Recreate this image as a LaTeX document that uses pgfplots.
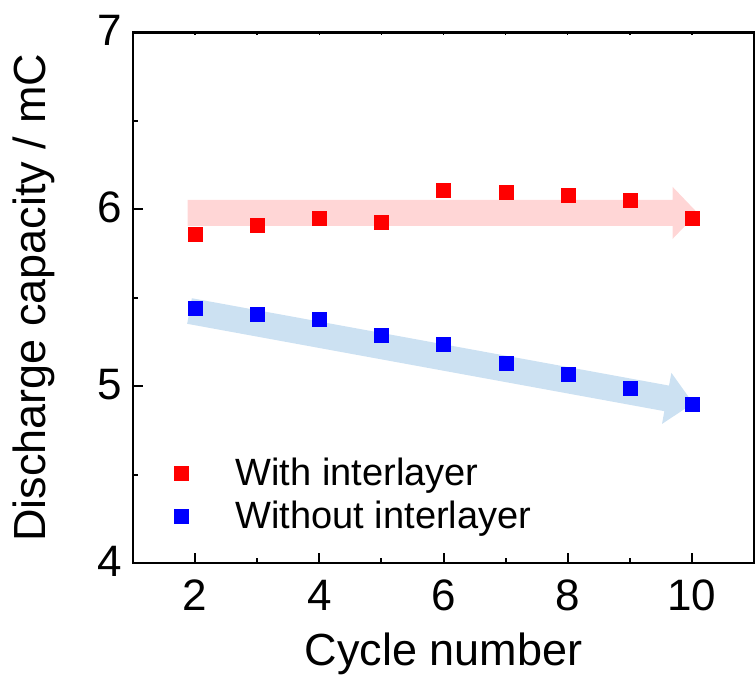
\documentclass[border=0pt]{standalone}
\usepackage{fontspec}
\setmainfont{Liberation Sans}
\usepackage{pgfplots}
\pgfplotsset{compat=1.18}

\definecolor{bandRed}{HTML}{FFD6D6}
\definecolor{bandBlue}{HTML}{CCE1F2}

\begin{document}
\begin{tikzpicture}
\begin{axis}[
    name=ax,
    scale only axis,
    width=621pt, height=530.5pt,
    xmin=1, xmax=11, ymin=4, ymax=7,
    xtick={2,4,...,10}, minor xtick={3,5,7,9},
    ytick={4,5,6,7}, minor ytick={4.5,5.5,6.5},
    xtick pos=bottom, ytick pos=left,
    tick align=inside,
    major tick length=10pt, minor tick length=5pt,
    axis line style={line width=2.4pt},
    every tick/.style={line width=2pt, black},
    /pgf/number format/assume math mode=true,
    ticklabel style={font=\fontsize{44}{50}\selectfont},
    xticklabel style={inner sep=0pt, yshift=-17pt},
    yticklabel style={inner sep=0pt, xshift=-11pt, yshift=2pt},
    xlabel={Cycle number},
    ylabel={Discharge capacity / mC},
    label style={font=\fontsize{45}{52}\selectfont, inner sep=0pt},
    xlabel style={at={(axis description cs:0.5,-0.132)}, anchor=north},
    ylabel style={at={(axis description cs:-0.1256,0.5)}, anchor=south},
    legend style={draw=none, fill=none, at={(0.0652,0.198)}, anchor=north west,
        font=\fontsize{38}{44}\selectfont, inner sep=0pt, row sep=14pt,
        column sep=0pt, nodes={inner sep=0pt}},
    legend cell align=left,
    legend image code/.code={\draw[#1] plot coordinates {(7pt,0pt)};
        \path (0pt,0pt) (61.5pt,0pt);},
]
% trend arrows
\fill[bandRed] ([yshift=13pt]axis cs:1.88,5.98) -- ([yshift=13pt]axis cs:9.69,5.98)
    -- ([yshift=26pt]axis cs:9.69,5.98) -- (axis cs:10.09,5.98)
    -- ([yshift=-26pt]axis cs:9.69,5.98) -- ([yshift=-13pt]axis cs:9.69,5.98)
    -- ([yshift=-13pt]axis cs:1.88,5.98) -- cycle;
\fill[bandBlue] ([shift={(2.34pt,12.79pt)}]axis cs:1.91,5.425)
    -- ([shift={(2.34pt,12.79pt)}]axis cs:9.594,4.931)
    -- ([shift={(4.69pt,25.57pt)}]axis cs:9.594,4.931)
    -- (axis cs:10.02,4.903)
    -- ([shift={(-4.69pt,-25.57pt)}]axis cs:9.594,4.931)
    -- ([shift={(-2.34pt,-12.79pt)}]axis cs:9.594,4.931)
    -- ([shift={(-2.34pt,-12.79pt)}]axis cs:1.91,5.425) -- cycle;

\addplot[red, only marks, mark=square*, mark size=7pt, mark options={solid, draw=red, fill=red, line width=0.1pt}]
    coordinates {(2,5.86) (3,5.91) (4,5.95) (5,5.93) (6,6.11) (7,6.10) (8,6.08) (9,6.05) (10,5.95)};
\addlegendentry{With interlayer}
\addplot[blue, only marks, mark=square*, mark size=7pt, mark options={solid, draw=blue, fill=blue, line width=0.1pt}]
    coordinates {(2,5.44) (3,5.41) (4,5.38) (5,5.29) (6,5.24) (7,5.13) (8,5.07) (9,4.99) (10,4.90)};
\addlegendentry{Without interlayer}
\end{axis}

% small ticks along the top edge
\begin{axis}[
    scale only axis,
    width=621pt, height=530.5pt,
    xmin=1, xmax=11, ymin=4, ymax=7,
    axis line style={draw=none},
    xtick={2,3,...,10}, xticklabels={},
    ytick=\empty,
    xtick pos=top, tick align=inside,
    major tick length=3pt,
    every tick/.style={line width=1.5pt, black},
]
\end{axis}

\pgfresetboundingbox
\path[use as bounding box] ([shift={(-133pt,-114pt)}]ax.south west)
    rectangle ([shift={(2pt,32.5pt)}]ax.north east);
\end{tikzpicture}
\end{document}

##############################

TASK
Write out each line of the listing above, exactly, from its first line to the line holding "cs:1.91,5.425) -- cycle;", inclusive. Skip the pictures.

RESPONSE TO THIS TASK
Recreate this image as a LaTeX document that uses pgfplots.
\documentclass[border=0pt]{standalone}
\usepackage{fontspec}
\setmainfont{Liberation Sans}
\usepackage{pgfplots}
\pgfplotsset{compat=1.18}

\definecolor{bandRed}{HTML}{FFD6D6}
\definecolor{bandBlue}{HTML}{CCE1F2}

\begin{document}
\begin{tikzpicture}
\begin{axis}[
    name=ax,
    scale only axis,
    width=621pt, height=530.5pt,
    xmin=1, xmax=11, ymin=4, ymax=7,
    xtick={2,4,...,10}, minor xtick={3,5,7,9},
    ytick={4,5,6,7}, minor ytick={4.5,5.5,6.5},
    xtick pos=bottom, ytick pos=left,
    tick align=inside,
    major tick length=10pt, minor tick length=5pt,
    axis line style={line width=2.4pt},
    every tick/.style={line width=2pt, black},
    /pgf/number format/assume math mode=true,
    ticklabel style={font=\fontsize{44}{50}\selectfont},
    xticklabel style={inner sep=0pt, yshift=-17pt},
    yticklabel style={inner sep=0pt, xshift=-11pt, yshift=2pt},
    xlabel={Cycle number},
    ylabel={Discharge capacity / mC},
    label style={font=\fontsize{45}{52}\selectfont, inner sep=0pt},
    xlabel style={at={(axis description cs:0.5,-0.132)}, anchor=north},
    ylabel style={at={(axis description cs:-0.1256,0.5)}, anchor=south},
    legend style={draw=none, fill=none, at={(0.0652,0.198)}, anchor=north west,
        font=\fontsize{38}{44}\selectfont, inner sep=0pt, row sep=14pt,
        column sep=0pt, nodes={inner sep=0pt}},
    legend cell align=left,
    legend image code/.code={\draw[#1] plot coordinates {(7pt,0pt)};
        \path (0pt,0pt) (61.5pt,0pt);},
]
% trend arrows
\fill[bandRed] ([yshift=13pt]axis cs:1.88,5.98) -- ([yshift=13pt]axis cs:9.69,5.98)
    -- ([yshift=26pt]axis cs:9.69,5.98) -- (axis cs:10.09,5.98)
    -- ([yshift=-26pt]axis cs:9.69,5.98) -- ([yshift=-13pt]axis cs:9.69,5.98)
    -- ([yshift=-13pt]axis cs:1.88,5.98) -- cycle;
\fill[bandBlue] ([shift={(2.34pt,12.79pt)}]axis cs:1.91,5.425)
    -- ([shift={(2.34pt,12.79pt)}]axis cs:9.594,4.931)
    -- ([shift={(4.69pt,25.57pt)}]axis cs:9.594,4.931)
    -- (axis cs:10.02,4.903)
    -- ([shift={(-4.69pt,-25.57pt)}]axis cs:9.594,4.931)
    -- ([shift={(-2.34pt,-12.79pt)}]axis cs:9.594,4.931)
    -- ([shift={(-2.34pt,-12.79pt)}]axis cs:1.91,5.425) -- cycle;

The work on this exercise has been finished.